Collected material
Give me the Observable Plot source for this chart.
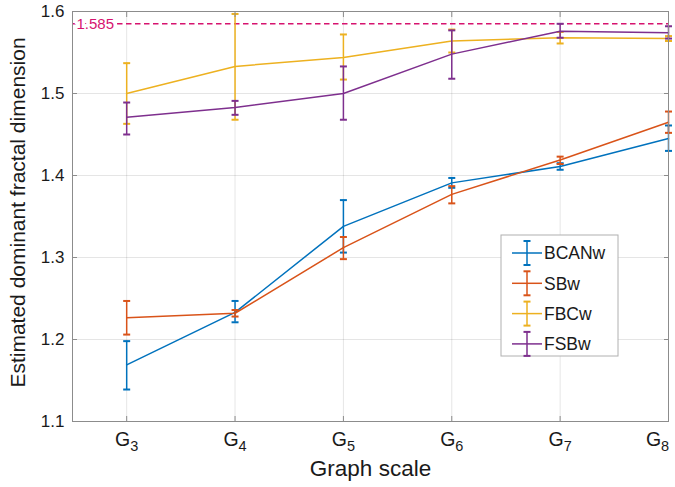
<!DOCTYPE html>
<html><head><meta charset="utf-8">
<script src="https://cdn.jsdelivr.net/npm/d3@7"></script>
<script src="https://cdn.jsdelivr.net/npm/@observablehq/plot@0.6"></script>
<style>body{margin:0;background:#fff}#chart{width:675px;height:487px}</style>
</head><body><div id="chart"></div>
<script>
const scales = [3, 4, 5, 6, 7, 8];
const yTicks = [1.1, 1.2, 1.3, 1.4, 1.5, 1.6];
const seriesNames = ["BCANw", "SBw", "FBCw", "FSBw"];
const colors = ["#0072BD", "#D95319", "#EDB120", "#7E2F8E"];
const refValue = 1.585;

const bcanMean = [1.169, 1.233, 1.338, 1.391, 1.411, 1.445];
const bcanLo   = [1.139, 1.221, 1.306, 1.385, 1.407, 1.430];
const bcanHi   = [1.198, 1.247, 1.370, 1.397, 1.415, 1.461];

const sbMean = [1.2265, 1.232, 1.312, 1.377, 1.419, 1.465];
const sbLo   = [1.206, 1.228, 1.298, 1.366, 1.414, 1.452];
const sbHi   = [1.247, 1.236, 1.325, 1.387, 1.423, 1.478];

const fbcMean = [1.500, 1.533, 1.544, 1.564, 1.568, 1.567];
const fbcLo   = [1.463, 1.468, 1.517, 1.550, 1.561, 1.564];
const fbcHi   = [1.537, 1.597, 1.572, 1.578, 1.575, 1.570];

const fsbMean = [1.471, 1.483, 1.500, 1.548, 1.576, 1.574];
const fsbLo   = [1.450, 1.474, 1.468, 1.518, 1.568, 1.567];
const fsbHi   = [1.489, 1.491, 1.533, 1.577, 1.585, 1.582];

const allMean = [bcanMean, sbMean, fbcMean, fsbMean];
const allLo = [bcanLo, sbLo, fbcLo, fsbLo];
const allHi = [bcanHi, sbHi, fbcHi, fsbHi];

const seriesData = seriesNames.map((name, s) =>
  scales.map((g, i) => ({series: name, g, mean: allMean[s][i], lo: allLo[s][i], hi: allHi[s][i]})));

const cap = {draw(ctx, size) { const r = Math.sqrt(size / Math.PI); ctx.moveTo(-r, 0); ctx.lineTo(r, 0); }};
const font = "Liberation Sans, Arial, Helvetica, sans-serif";
const refColor = "#d6136f";

const seriesMarks = seriesData.flatMap((d, s) => [
  Plot.line(d, {x: "g", y: "mean", stroke: colors[s], strokeWidth: 1.5}),
  Plot.ruleX(d, {x: "g", y1: "lo", y2: "hi", stroke: colors[s], strokeWidth: 1.5}),
  Plot.dot(d, {x: "g", y: "lo", symbol: cap, r: 3.5, stroke: colors[s], fill: "none", strokeWidth: 2}),
  Plot.dot(d, {x: "g", y: "hi", symbol: cap, r: 3.5, stroke: colors[s], fill: "none", strokeWidth: 2})
]);

const chart = Plot.plot({
  width: 675, height: 487,
  marginLeft: 72, marginRight: 7, marginTop: 11, marginBottom: 66,
  style: {fontFamily: font, fontSize: "17px", background: "#fff", color: "#262626"},
  x: {domain: [2.5, 8], ticks: scales},
  y: {domain: [1.1, 1.6], ticks: yTicks},
  marks: [
    Plot.gridX(scales, {stroke: "#000", strokeOpacity: 0.1}),
    Plot.gridY(yTicks, {stroke: "#000", strokeOpacity: 0.1}),
    Plot.ruleY([refValue], {stroke: refColor, strokeWidth: 1.4, strokeDasharray: "5.5,3.5"}),
    Plot.text([refValue], {y: d => d, frameAnchor: "left", dx: 4, textAnchor: "start", text: d => d.toFixed(3),
      fill: refColor, stroke: "white", strokeWidth: 7, paintOrder: "stroke", fontSize: 15}),
    ...seriesMarks,
    Plot.frame({stroke: "#8c8c8c"}),
    Plot.axisX(scales, {anchor: "bottom", tickSize: -5, tickFormat: () => "", label: null, stroke: "#8c8c8c"}),
    Plot.axisX(scales, {anchor: "top", tickSize: -5, tickFormat: () => "", label: null, stroke: "#8c8c8c"}),
    Plot.axisY(yTicks, {anchor: "left", tickSize: -5, tickFormat: () => "", label: null, stroke: "#8c8c8c"}),
    Plot.axisY(yTicks, {anchor: "right", tickSize: -5, tickFormat: () => "", label: null, stroke: "#8c8c8c"}),
    Plot.axisX(scales, {anchor: "bottom", tickSize: 0, tickPadding: 11, tickFormat: d => "G" + d, label: null, fontSize: 19.5, fill: "#1a1a1a"}),
    Plot.axisY(yTicks, {anchor: "left", tickSize: 0, tickPadding: 8, tickFormat: d => d.toFixed(1), label: null, fontSize: 17, fill: "#1a1a1a"}),
    Plot.text(["Graph scale"], {frameAnchor: "bottom", dy: 54.5, fontSize: 22.5, fill: "#1a1a1a"}),
    Plot.text(["Estimated dominant fractal dimension"], {frameAnchor: "left", textAnchor: "middle", dx: -54, dy: -4, rotate: -90, fontSize: 21, fill: "#1a1a1a"})
  ]
});
document.getElementById("chart").appendChild(chart);

// subscripts for G tick labels
const tickTexts = d3.select(chart).selectAll('g[aria-label="x-axis tick label"] text').nodes()
  .filter(n => n.textContent.startsWith("G"));
tickTexts.forEach((node, i) => {
  const t = node.textContent;
  const sel = d3.select(node);
  sel.text("G");
  sel.append("tspan").attr("font-size", "14.5").attr("dy", "4.5").text(t.slice(1));
  if (i === tickTexts.length - 1) sel.attr("dx", -11);
});

// legend
const svg = d3.select(chart);
const lg = svg.append("g").attr("transform", "translate(501,235)").style("font-family", font);
lg.append("rect").attr("width", 117).attr("height", 121).attr("fill", "white").attr("stroke", "#b0b0b0").attr("stroke-width", 1);
seriesNames.forEach((name, i) => {
  const cy = 18 + i * 30.3;
  const g = lg.append("g").attr("transform", `translate(0,${cy})`);
  g.append("line").attr("x1", 11).attr("x2", 41).attr("y1", 0).attr("y2", 0).attr("stroke", colors[i]).attr("stroke-width", 1.5);
  g.append("line").attr("x1", 26).attr("x2", 26).attr("y1", -12).attr("y2", 12).attr("stroke", colors[i]).attr("stroke-width", 1.5);
  g.append("line").attr("x1", 22.5).attr("x2", 29.5).attr("y1", -12).attr("y2", -12).attr("stroke", colors[i]).attr("stroke-width", 2);
  g.append("line").attr("x1", 22.5).attr("x2", 29.5).attr("y1", 12).attr("y2", 12).attr("stroke", colors[i]).attr("stroke-width", 2);
  g.append("text").attr("x", 43).attr("y", 0).attr("dy", "0.36em").attr("text-anchor", "start")
    .attr("font-size", 17.5).attr("fill", "#1a1a1a").text(name);
});
</script></body></html>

Exercise objective
Reproduce the material above from its first line through the line containing "1.577, 1.585, 1.582];", both ends included, and skip every picture.

Worked solution
Give me the Observable Plot source for this chart.
<!DOCTYPE html>
<html><head><meta charset="utf-8">
<script src="https://cdn.jsdelivr.net/npm/d3@7"></script>
<script src="https://cdn.jsdelivr.net/npm/@observablehq/plot@0.6"></script>
<style>body{margin:0;background:#fff}#chart{width:675px;height:487px}</style>
</head><body><div id="chart"></div>
<script>
const scales = [3, 4, 5, 6, 7, 8];
const yTicks = [1.1, 1.2, 1.3, 1.4, 1.5, 1.6];
const seriesNames = ["BCANw", "SBw", "FBCw", "FSBw"];
const colors = ["#0072BD", "#D95319", "#EDB120", "#7E2F8E"];
const refValue = 1.585;

const bcanMean = [1.169, 1.233, 1.338, 1.391, 1.411, 1.445];
const bcanLo   = [1.139, 1.221, 1.306, 1.385, 1.407, 1.430];
const bcanHi   = [1.198, 1.247, 1.370, 1.397, 1.415, 1.461];

const sbMean = [1.2265, 1.232, 1.312, 1.377, 1.419, 1.465];
const sbLo   = [1.206, 1.228, 1.298, 1.366, 1.414, 1.452];
const sbHi   = [1.247, 1.236, 1.325, 1.387, 1.423, 1.478];

const fbcMean = [1.500, 1.533, 1.544, 1.564, 1.568, 1.567];
const fbcLo   = [1.463, 1.468, 1.517, 1.550, 1.561, 1.564];
const fbcHi   = [1.537, 1.597, 1.572, 1.578, 1.575, 1.570];

const fsbMean = [1.471, 1.483, 1.500, 1.548, 1.576, 1.574];
const fsbLo   = [1.450, 1.474, 1.468, 1.518, 1.568, 1.567];
const fsbHi   = [1.489, 1.491, 1.533, 1.577, 1.585, 1.582];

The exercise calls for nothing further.